The government plans to establish regional cancer treatment centres to decongest referral hospitals.
This is one of the new strategies the state is taking up in the fight against the killer disease.
Health CS Cleopa Mailu said the cancer centres planned for Coast, Nyanza, Central and Rift Valley regions would save Kenyans costs of travel to access treatment at Kenyatta National Hospital.
Dr Mailu, who spoke on Wednesday during the State House Summit on Health, said the government is also equipping and improving infrastructure in public facilities at the county.
Those at the national level will also be improved to increase access to health in efforts to deliver the Jubilee administration’s promise on health.

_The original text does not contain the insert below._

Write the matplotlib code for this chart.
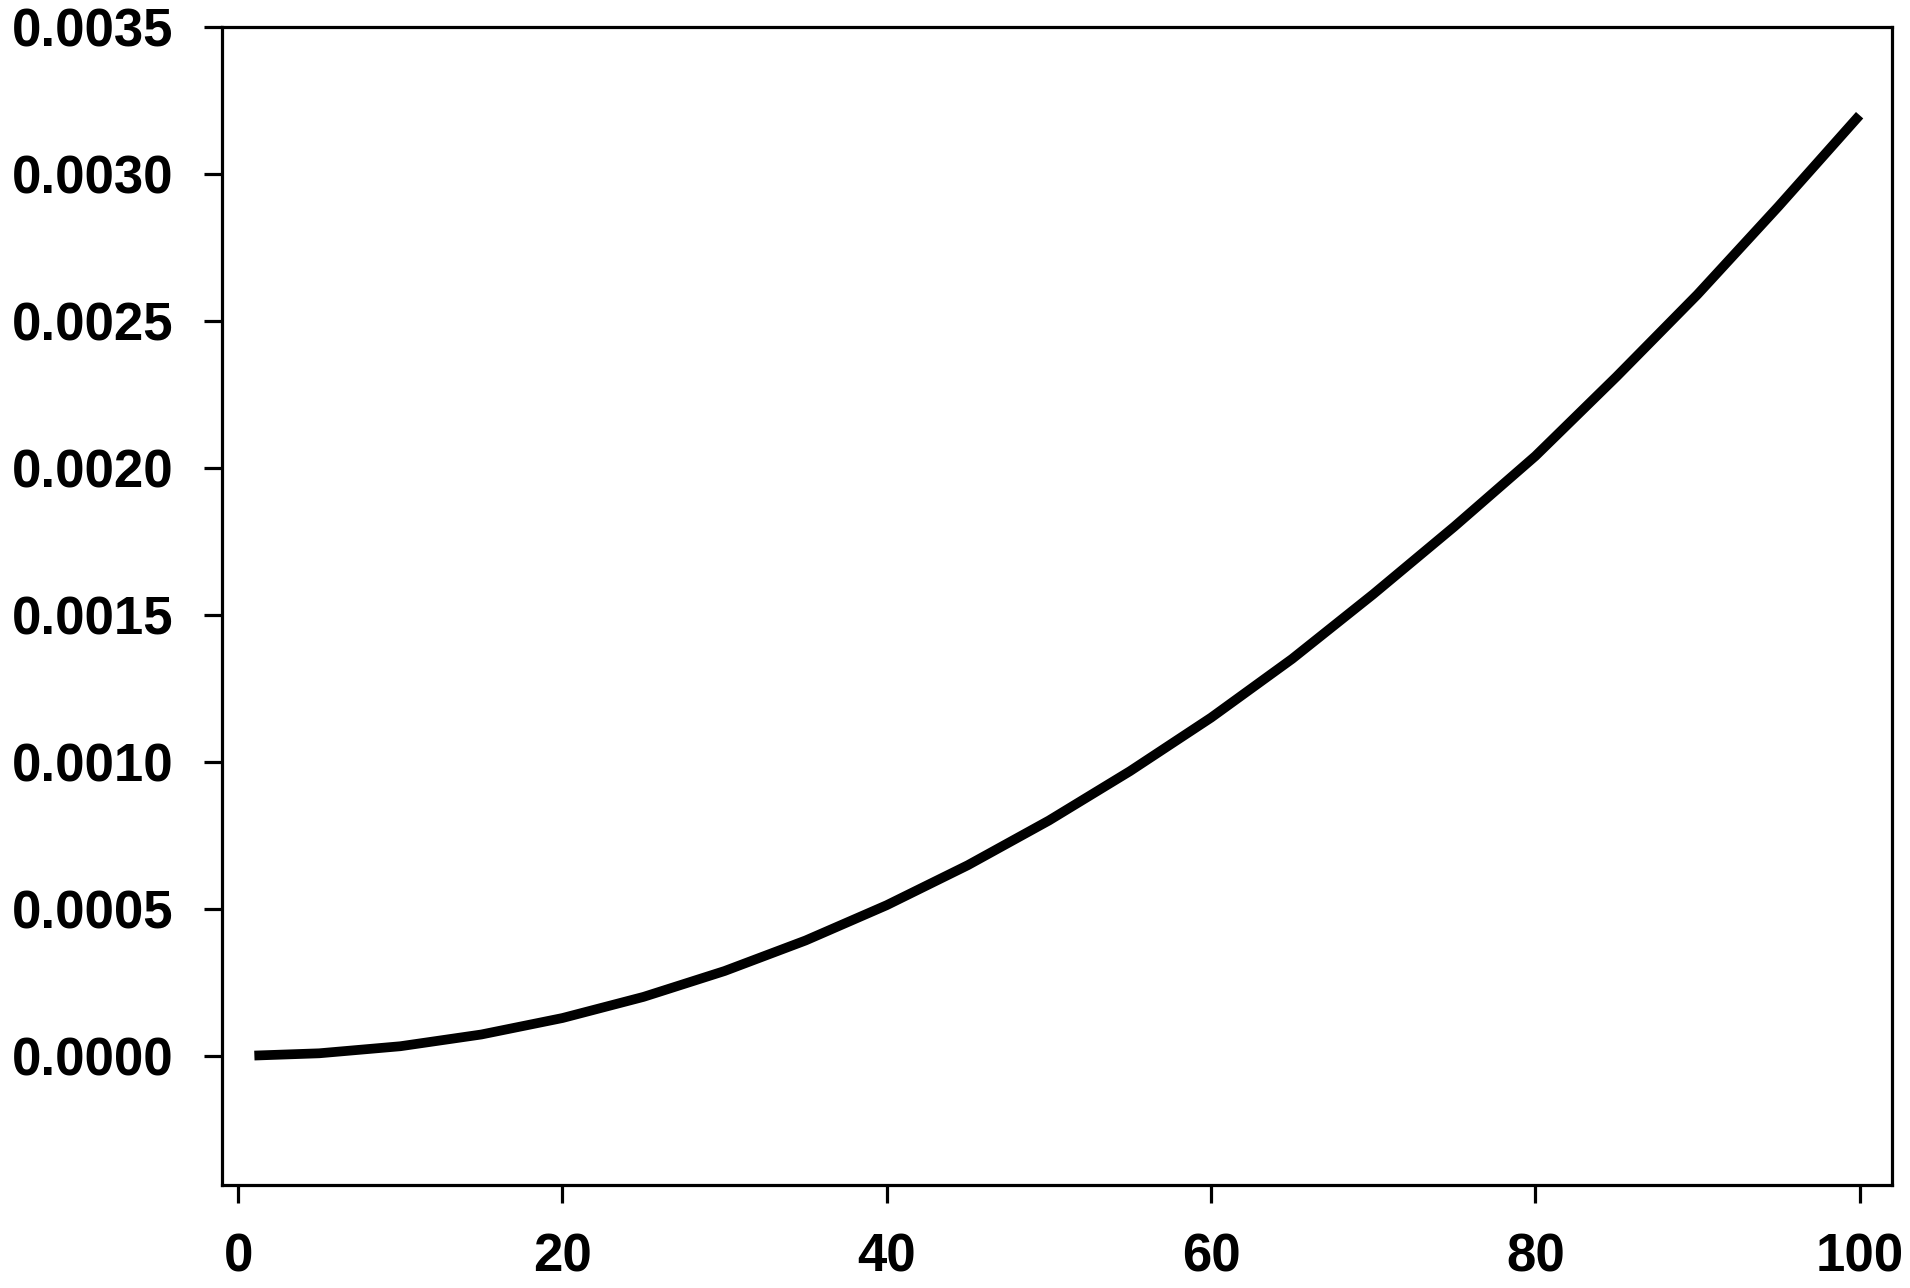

"Cancer diagnosis and treatment can be managed as outpatient ailments with the right equipment in hospitals. Distance, however, force patients to be admitted at the referral hospitals," Mailu told sector players during the Summit.
The CS outlined the various programmes put in place by the government to improve health care in the country.
He said Sh98.3 billion has been invested in specialised equipment in hospitals and free health care services, including free maternity services.
The CS added that the Government has also allocated Sh20 billion to HIV, TB and Malaria programs among others.
"Specialised equipment in hospitals has been allocated Sh38 billion, free maternity service Sh4.2 billion, free services in health centres and dispensaries (no user fee) Sh 900 million," Mailu said.
"HIV, TB and malaria programs Sh20 billion, Sh28 billion for expansion of NHIF benefit care package to include chronic illness while Sh26 billion is for upgrading healthcare in informal settlements," the CS said.
Mailu further said that the implementation of the Managed Equipment Service project is firmly on course with 144 digital anaesthetic machines, 104 digital sterilization equipment and modern surgical sets, 94 digital X-ray systems, 28 high dependency unit equipment and 47 digital OPG unit for dental X-rays installed by June 2016.
The CS observed that interventions and achievements in maternal health have doubled skilled deliveries from 600,000 to 1.2 million, enabling 58 per cent of Kenyan women to access contraception.
Interventions and achievements in child health,
Mailu said, include reduction of diarrhea in children by 50 per cent, improved nutritional status and immunization coverage; and reduction in transmission of HIV from mother to child by 50 per cent (13,000 to 6,500).
He pointed out that government distributed 12.6 million mosquito nets to ensure that majority of children in the country sleep under a net while 90 per cent of TB patients get treatment.
"Other interventions for improved access to health services include NHIF package to cater for chronic illnesses; increased capacity in human resources, more Kenya Medical Training Centre campuses and health subsidies in informal settlement health facilities," the CS said.